Florence Nightingale is my muse for this inquiry.  In her novella Cassandra she reads my mind.  From her place in mid-nineteenth-century England, this writer/nurse tapped into my twentieth-century politics.  Below, I have included some of my favorite quotes from Cassandra:

  • The position of a single woman of thirty in the middle classes is horrible.  Her cares are to be properly dressed, to drive or walk or pay calls with Mama; to work miracles or embroidery – but for what?  What we want is something to do, something to live for. 
  • In the conventional society, which men have made for women, and women have accepted, they must have none, they must act the face of hypocrisy, with the lie that they are without passion.
  •  Dreaming always – never accomplishing; thus women live – too much ashamed of their dreams. […] Women dream until they have no longer the strength to dream.
  •  Give us back our suffering, we cry to Heaven in our hearts – suffering rather than indifference; for out of nothing comes nothing.  But out of suffering may come the cure.  Better have pain than paralysis!
  • Women often long to enter some man’s profession where they would find direction, competition (or rather opportunity for measuring intellect with others, and, above all, time [for thought]. 
  • Women never have half an hour in their lives […] that they can call their own, without fear of offending or of hurting someone.
  • Men are afraid that their houses will not be comfortable, that their wives will make themselves ‘remarkable’ – women, that they will make themselves distasteful to men; they write books (and very wisely) to teach themselves to dramatize ‘little things’ to persuade themselves that ‘domestic life is their sphere’ and to idealize the ‘sacred hearth.’

 Phew.  Nightingale.  I mean, she’s on to something about the twenty first century, don’t you think?

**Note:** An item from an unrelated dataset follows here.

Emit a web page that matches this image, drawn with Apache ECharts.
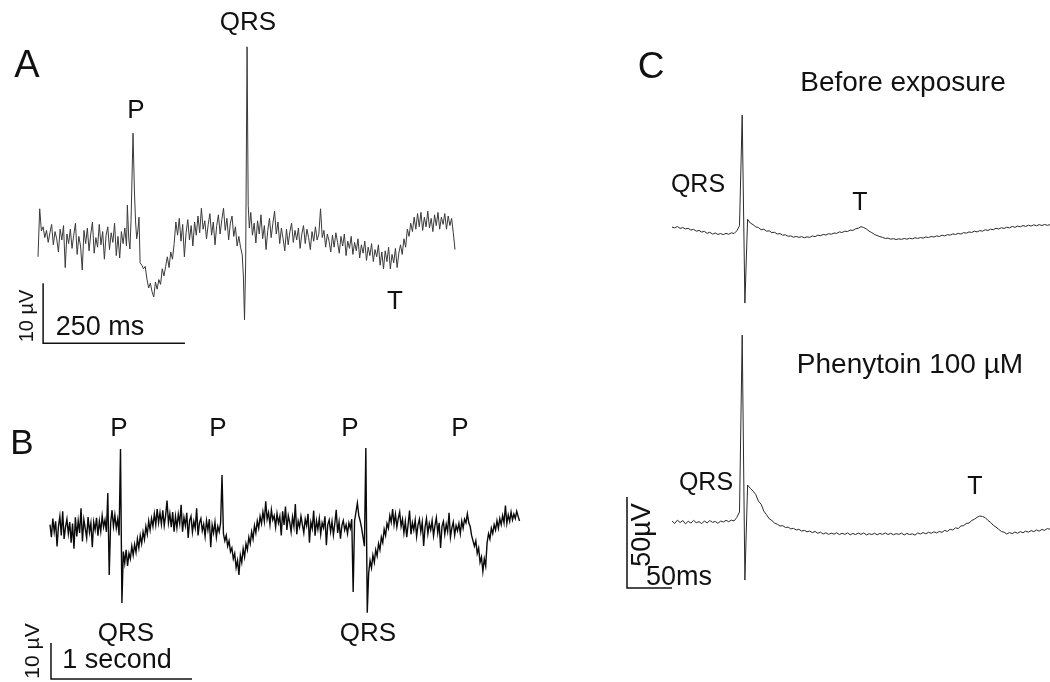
<!DOCTYPE html>
<html><head><meta charset="utf-8">
<script src="https://cdn.jsdelivr.net/npm/echarts@6/dist/echarts.min.js"></script>
<style>html,body{margin:0;padding:0;background:#fff}#c{width:1050px;height:682px}</style>
</head><body><div id="c"></div>
<script>
// ---------- Panel A: single beat, [time ms, amplitude µV] ----------
const traceA = [
[0,-2.8],[3,5.2],[6,1.5],[9,2.2],[12,0.4],[15,1.6],[18,-0.4],[21,1.2],[24,2.6],[27,-0.8],
[30,1.4],[33,0.2],[36,-2.0],[39,1.8],[42,0.0],[45,2.4],[48,-4.6],[51,1.0],[54,-0.6],[57,1.8],
[60,-1.4],[63,0.8],[66,2.8],[69,-2.4],[72,0.6],[75,-1.0],[78,-5.0],[81,1.6],[84,-0.6],[87,2.0],
[90,-1.8],[93,1.0],[96,3.0],[99,-2.2],[102,0.4],[105,-1.2],[108,2.6],[111,-0.8],[114,1.4],[117,-3.2],
[120,0.8],[123,2.2],[126,-1.6],[129,1.2],[132,-0.4],[135,2.8],[138,-2.6],[141,0.6],[144,-3.0],[147,1.4],
[150,-0.6],[153,2.0],[156,-1.0],[157.5,5.8],[160,0.2],[162,-1.5],[164,3.2],[167.5,17.8],[170,8.0],[172,3.0],
[174,0.2],[176,1.5],[178,3.8],[180,-3.8],[183,-4.2],[186,-4.8],[189,-4.4],[192,-6.5],[195,-8.0],[198,-7.2],
[201,-8.6],[204,-9.5],[207,-7.0],[210,-8.2],[213,-6.6],[216,-7.4],[219,-4.8],[222,-6.0],[225,-4.4],[228,-2.8],
[231,-4.6],[234,-2.0],[237,-3.2],[240,-0.6],[243,3.0],[246,0.8],[249,3.6],[252,-0.2],[255,2.6],[258,-2.8],
[261,1.2],[264,3.4],[267,0.0],[270,2.4],[273,-1.0],[276,3.0],[279,0.8],[282,4.0],[285,1.2],[288,5.3],
[291,1.8],[294,3.2],[297,0.2],[300,2.6],[303,4.4],[306,0.8],[309,3.0],[312,-0.8],[315,2.4],[318,4.2],
[321,1.0],[324,3.4],[327,5.3],[330,1.6],[333,3.6],[336,0.0],[339,2.8],[342,4.0],[345,0.6],[348,2.2],
[351,-1.0],[354,0.6],[357,-1.2],[360,-2.5],[362,-6.0],[364,-13.3],[366,-4.0],[368.5,32.2],[370.5,5.8],[372.5,2.0],
[375,4.6],[378,0.8],[381,2.8],[384,-0.5],[387,3.2],[390,1.0],[393,4.2],[396,0.2],[399,2.4],[402,-1.6],
[405,1.6],[408,3.6],[411,0.4],[414,2.8],[417,4.8],[420,1.0],[423,3.0],[426,-0.6],[429,2.0],[432,0.2],
[435,-1.8],[438,1.8],[441,-0.8],[444,1.4],[447,2.8],[450,-0.4],[453,1.6],[456,0.0],[459,2.0],[462,-1.4],
[465,1.0],[468,2.4],[471,-0.6],[474,1.8],[477,0.4],[480,-1.6],[483,1.4],[486,-0.2],[489,2.2],[492,0.0],
[495,1.0],[498,5.2],[501,0.4],[504,1.6],[507,-1.2],[510,1.0],[513,-0.2],[516,-2.0],[519,0.8],[522,-1.2],
[525,1.2],[528,-0.4],[531,-2.2],[534,0.6],[537,-1.0],[540,1.0],[543,-2.6],[546,-0.2],[549,-1.4],[552,0.6],
[555,-2.4],[558,-0.4],[561,-1.8],[564,0.2],[567,-3.0],[570,-0.8],[573,-2.2],[576,-0.2],[579,-3.4],[582,-1.2],
[585,-2.6],[588,-0.6],[591,-3.6],[594,-1.6],[597,-2.8],[600,-0.8],[603,-4.2],[606,-2.0],[609,-4.8],[612,-1.8],
[615,-3.6],[618,-1.2],[621,-4.8],[624,-2.4],[627,-3.8],[630,-1.4],[633,-4.6],[636,-2.2],[639,-0.8],[642,-2.4],
[645,0.2],[648,-1.2],[651,1.8],[654,0.6],[657,2.8],[660,1.4],[663,3.8],[666,1.8],[669,4.4],[672,2.2],
[675,4.6],[678,1.6],[681,3.8],[684,2.2],[687,4.8],[690,2.0],[693,3.6],[696,1.4],[699,4.2],[702,2.4],
[705,4.6],[708,1.8],[711,3.8],[714,2.6],[717,4.4],[720,1.8],[723,4.0],[726,2.4],[729,3.6],[732,1.2],
[735,-1.6]
];
const scaleA = { t0: 9, v0: -17.2, dt: 250, dv: 10 }; // 250 ms, 10 µV

// ---------- Panel B: long recording, sampled every 10 ms, µV ----------
const traceB_dt = 0.01; // seconds
const traceB = [
1.5,-2.0,3.2,-0.5,2.4,-4.6,1.0,3.8,-1.5,5.2,
-2.5,0.8,3.0,-1.0,2.2,-3.5,1.8,-5.2,3.5,-1.8,
2.6,-0.8,6.0,-3.2,2.9,0.4,-2.2,3.6,-0.6,1.9,
-4.8,2.2,0.0,3.4,-1.6,2.5,-0.4,4.0,0.8,2.8,
-0.5,10.3,-12.5,2.0,5.5,1.0,4.2,0.5,3.0,-1.5,
22.5,-20.3,-6.0,-9.2,-5.5,-10.0,-6.5,-8.0,-4.5,-7.0,
-4.0,-6.2,-2.5,-5.0,-1.5,-3.8,-0.5,-2.6,1.0,-1.2,
2.5,0.0,3.2,1.0,4.5,1.5,5.8,2.0,4.8,1.6,
5.5,1.2,4.0,8.2,2.0,4.6,0.8,5.0,-0.5,3.8,
0.6,4.4,1.8,7.0,-0.5,3.5,1.2,4.8,-2.2,2.6,
3.8,-0.6,2.4,0.5,6.0,-1.5,2.0,3.2,-0.2,1.6,
-1.8,2.6,0.0,3.0,-4.8,1.4,-0.8,2.2,-2.0,1.0,
-0.5,2.0,15.3,-1.0,-3.0,-1.5,-4.5,-3.0,-6.0,-5.0,
-8.0,-6.5,-10.5,-8.5,-12.5,-7.0,-9.0,-5.2,-7.5,-3.8,
-5.5,-2.0,-3.8,-0.5,-2.5,1.2,-0.8,2.5,0.5,3.8,
1.8,5.0,2.4,8.0,3.0,4.8,1.5,5.6,2.8,4.0,
0.8,4.6,2.0,3.8,-1.5,5.2,1.4,6.5,0.0,4.0,
2.2,-0.5,3.6,1.0,7.2,-1.2,2.5,0.8,3.8,1.5,
-0.8,3.0,1.2,4.5,-3.5,2.2,0.4,5.4,-1.6,2.6,
0.2,3.2,-1.2,2.0,0.6,3.8,-4.2,1.5,2.8,-0.5,
2.4,-1.4,1.8,5.6,-0.8,2.2,-2.4,1.2,2.6,0.0,
1.5,-1.0,2.0,0.5,3.0,-17.2,2.5,5.0,7.5,4.0,
2.5,0.5,-2.0,-4.5,22.8,-23.0,-12.0,-8.5,-10.5,-7.0,
-9.0,-5.5,-7.2,-3.8,-5.5,-2.0,-3.5,0.2,-1.5,1.8,
0.5,4.0,2.2,5.8,1.5,4.4,0.8,3.2,5.0,1.0,
3.0,-0.8,2.4,-2.0,1.6,5.4,-1.2,2.0,0.0,2.8,
-1.8,1.4,3.0,-0.5,2.2,-4.4,0.8,3.2,-1.0,1.8,
0.0,2.6,-1.6,1.2,3.4,-0.8,2.0,-5.0,1.0,2.4,
-1.2,1.6,-0.4,4.8,-2.0,0.6,2.2,-1.4,1.2,-0.2,
1.8,-1.0,2.5,0.5,3.0,2.0,4.5,2.0,1.0,-1.5,
-2.0,-4.5,-3.0,-6.5,-5.0,-9.0,-7.5,-11.5,-8.0,-10.0,
-3.5,-1.0,-2.5,0.5,-1.0,1.5,0.0,2.6,0.5,3.2,
1.5,4.0,2.0,6.8,1.8,4.2,2.4,5.0,2.8,4.4,
3.2,5.2,3.8,2.5
];
const scaleB = { t0: 0.007, v0: -41.4, dt: 1, dv: 10 }; // 1 s, 10 µV

// ---------- Panel C: sampled every 3 ms, µV ----------
const traceC_dt = 3; // ms
const traceC_before = [
3.3,2.8,3.6,2.5,3.0,2.2,2.6,1.6,2.0,1.0,
1.4,0.5,0.9,-0.2,0.4,-0.6,0.0,-0.8,-0.3,-0.9,
-0.2,-0.7,0.1,-0.3,1.2,4.0,64.8,-38.5,7.5,5.5,
4.6,3.4,3.0,1.8,2.1,1.0,1.2,0.2,0.4,-0.6,
-0.3,-1.2,-1.0,-1.8,-1.6,-2.3,-1.9,-2.4,-2.0,-2.6,
-2.1,-2.4,-1.6,-2.0,-1.2,-1.5,-0.8,-1.1,-0.4,-0.7,
0.0,-0.2,0.6,0.3,1.0,0.8,1.6,1.4,2.3,2.6,
3.5,3.0,2.2,1.0,0.2,-0.8,-1.4,-2.0,-2.4,-3.0,
-2.8,-3.4,-3.1,-3.6,-3.2,-3.5,-3.0,-3.4,-2.9,-3.2,
-2.6,-3.0,-2.5,-2.8,-2.2,-2.5,-1.9,-2.2,-1.6,-1.9,
-1.2,-1.6,-0.9,-1.2,-0.5,-0.8,-0.2,-0.6,0.2,-0.1,
0.6,0.3,1.0,0.6,1.3,1.0,1.8,1.4,2.1,1.8,
2.6,2.2,2.9,2.5,3.2,2.8,3.6,3.1,3.8,3.4,
4.1,3.6,4.3,3.8,4.5,4.0,4.6,4.1,4.7,4.2,
4.6
];
const traceC_phenytoin = [
0.5,-0.8,1.0,-0.3,0.8,-1.0,0.4,-0.6,0.9,-0.4,
0.2,-0.9,0.6,-0.5,0.8,-0.2,0.3,-0.7,0.5,0.0,
0.9,0.2,1.0,0.6,2.5,5.5,102.7,-31.9,20.3,18.5,
17.0,15.2,11.5,9.8,6.0,4.0,1.8,0.8,-0.6,-1.2,
-2.2,-2.0,-3.0,-2.8,-3.8,-3.5,-4.4,-4.0,-5.0,-4.6,
-5.4,-5.0,-5.8,-5.2,-6.2,-5.6,-6.6,-5.9,-6.8,-6.1,
-6.7,-5.9,-6.9,-6.2,-6.8,-6.0,-7.0,-6.3,-6.9,-6.1,
-6.8,-6.0,-7.1,-6.4,-6.9,-6.2,-7.0,-6.3,-6.8,-6.0,
-6.9,-6.2,-7.0,-6.4,-6.8,-6.1,-7.1,-6.3,-6.9,-6.5,
-7.2,-6.0,-6.6,-5.8,-6.5,-5.6,-6.2,-5.4,-6.0,-5.2,
-5.7,-4.6,-5.2,-4.0,-4.4,-3.2,-3.6,-2.2,-2.0,-0.8,
-0.6,0.8,1.5,2.6,3.3,3.0,2.4,0.9,-0.2,-1.8,
-2.8,-4.0,-5.2,-5.6,-6.6,-5.8,-6.4,-5.5,-6.2,-5.3,
-5.9,-5.0,-5.6,-4.7,-5.3,-4.4,-5.0,-4.1,-4.6,-3.6,
-4.0
];
const scaleC = { t0: -50, v0: -36.3, dt: 50, dv: 50 }; // 50 ms, 50 µV

// ---------- build ----------
const FONT = '"Liberation Sans", Arial, Helvetica, sans-serif';
const INK = '#111';
const toPairs = (vals, dt) => vals.map((v, i) => [+(i * dt).toFixed(4), v]);
const scalePath = s => [[s.t0, s.v0 + s.dv], [s.t0, s.v0], [s.t0 + s.dt, s.v0]];

const axX = (i, min, max) => ({ type: 'value', gridIndex: i, min, max, show: false });
const axY = (i, min, max) => ({ type: 'value', gridIndex: i, min, max, show: false });

const lineSeries = (i, data, color, w) => ({
  type: 'line', xAxisIndex: i, yAxisIndex: i, data, showSymbol: false, symbol: 'none',
  smooth: false, clip: false, animation: false, silent: true,
  lineStyle: { color, width: w, join: 'miter' }
});

function txt(x, y, s, size, rot) {
  return { type: 'text', x, y, rotation: rot || 0, silent: true,
    style: { x: 0, y: 0, text: s, fontSize: size, fontFamily: FONT, fill: INK,
      textAlign: 'center', textVerticalAlign: 'middle' } };
}
const R = Math.PI / 2;

const chart = echarts.init(document.getElementById('c'), null, { renderer: 'canvas' });
chart.setOption({
  backgroundColor: '#ffffff',
  animation: false,
  grid: [
    { left: 38, top: 30, width: 417, height: 330 },      // A
    { left: 50, top: 422, width: 470, height: 260 },     // B
    { left: 627, top: 105.6, width: 423, height: 209.3 },// C before
    { left: 627, top: 321.8, width: 423, height: 273 }   // C phenytoin
  ],
  xAxis: [axX(0, 0, 735), axX(1, 0, 3.3333), axX(2, -50, 420), axX(3, -50, 420)],
  yAxis: [axY(0, -20, 35), axY(1, -42.2222, 30), axY(2, -45, 70), axY(3, -40, 110)],
  series: [
    lineSeries(0, traceA, '#3a3a3a', 1),
    lineSeries(0, scalePath(scaleA), INK, 1.5),
    lineSeries(1, toPairs(traceB, traceB_dt), '#0a0a0a', 1.4),
    lineSeries(1, scalePath(scaleB), INK, 1.5),
    lineSeries(2, toPairs(traceC_before, traceC_dt), '#2a2a2a', 1),
    lineSeries(3, toPairs(traceC_phenytoin, traceC_dt), '#2a2a2a', 1),
    lineSeries(3, scalePath(scaleC), INK, 1.5)
  ],
  graphic: [
    // Panel A
    txt(27, 67, 'A', 38), txt(136, 111, 'P', 26), txt(248, 23, 'QRS', 26), txt(395, 302, 'T', 26),
    txt(27, 316, '10 µV', 20, R), txt(100, 328, '250 ms', 27),
    // Panel B
    txt(22, 444, 'B', 35),
    txt(119, 429, 'P', 26), txt(218, 429, 'P', 26), txt(350, 429, 'P', 26), txt(460, 429, 'P', 26),
    txt(126, 634, 'QRS', 26), txt(368, 634, 'QRS', 26),
    txt(33, 651, '10 µV', 21, R), txt(117, 661, '1 second', 27),
    // Panel C
    txt(651, 68, 'C', 37), txt(903, 83, 'Before exposure', 28),
    txt(698, 185, 'QRS', 25), txt(860, 203, 'T', 25),
    txt(910, 365, 'Phenytoin 100 µM', 28),
    txt(706, 483, 'QRS', 25), txt(975, 487, 'T', 25),
    txt(643, 535, '50µV', 27, R), txt(679, 578, '50ms', 27)
  ]
});
</script></body></html>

On the other hand, many of my friends or colleagues — all who work well-paying and labor-intensive jobs — often tell me that they fantasize about staying home and raising their children.  Such a desire makes sense in many ways: if I were a parent (obviously I’m not a parent) then I would want to stay home for the sake of teaching and cuddling my children, and not missing out on any development.


At the same time, however, I relate women who do not work outside the home (farming, personal business, home-schooling and other obviously labor-centered activities don’t count) to my ultimate nightmare.  Women without jobs are often –sometimes mistakenly — attributed with a lack of passion and ambition.  Moreover, they are — sometimes unjustly — viewed as scared of the outside world.


Certain women — or men — who fit these categories have always seemed to me, trapped.  Indoors.  Inside themselves.  Lacking the drive for labor that has seemed — perhaps problematically so — the fulcrum of society.


I wonder if my friends and colleagues were to actually achieve their dream of not working outside the home, if they would be happy.  Women have worked SO hard to fight for women working beyond the confines of the home, that I doubt I could ever go back.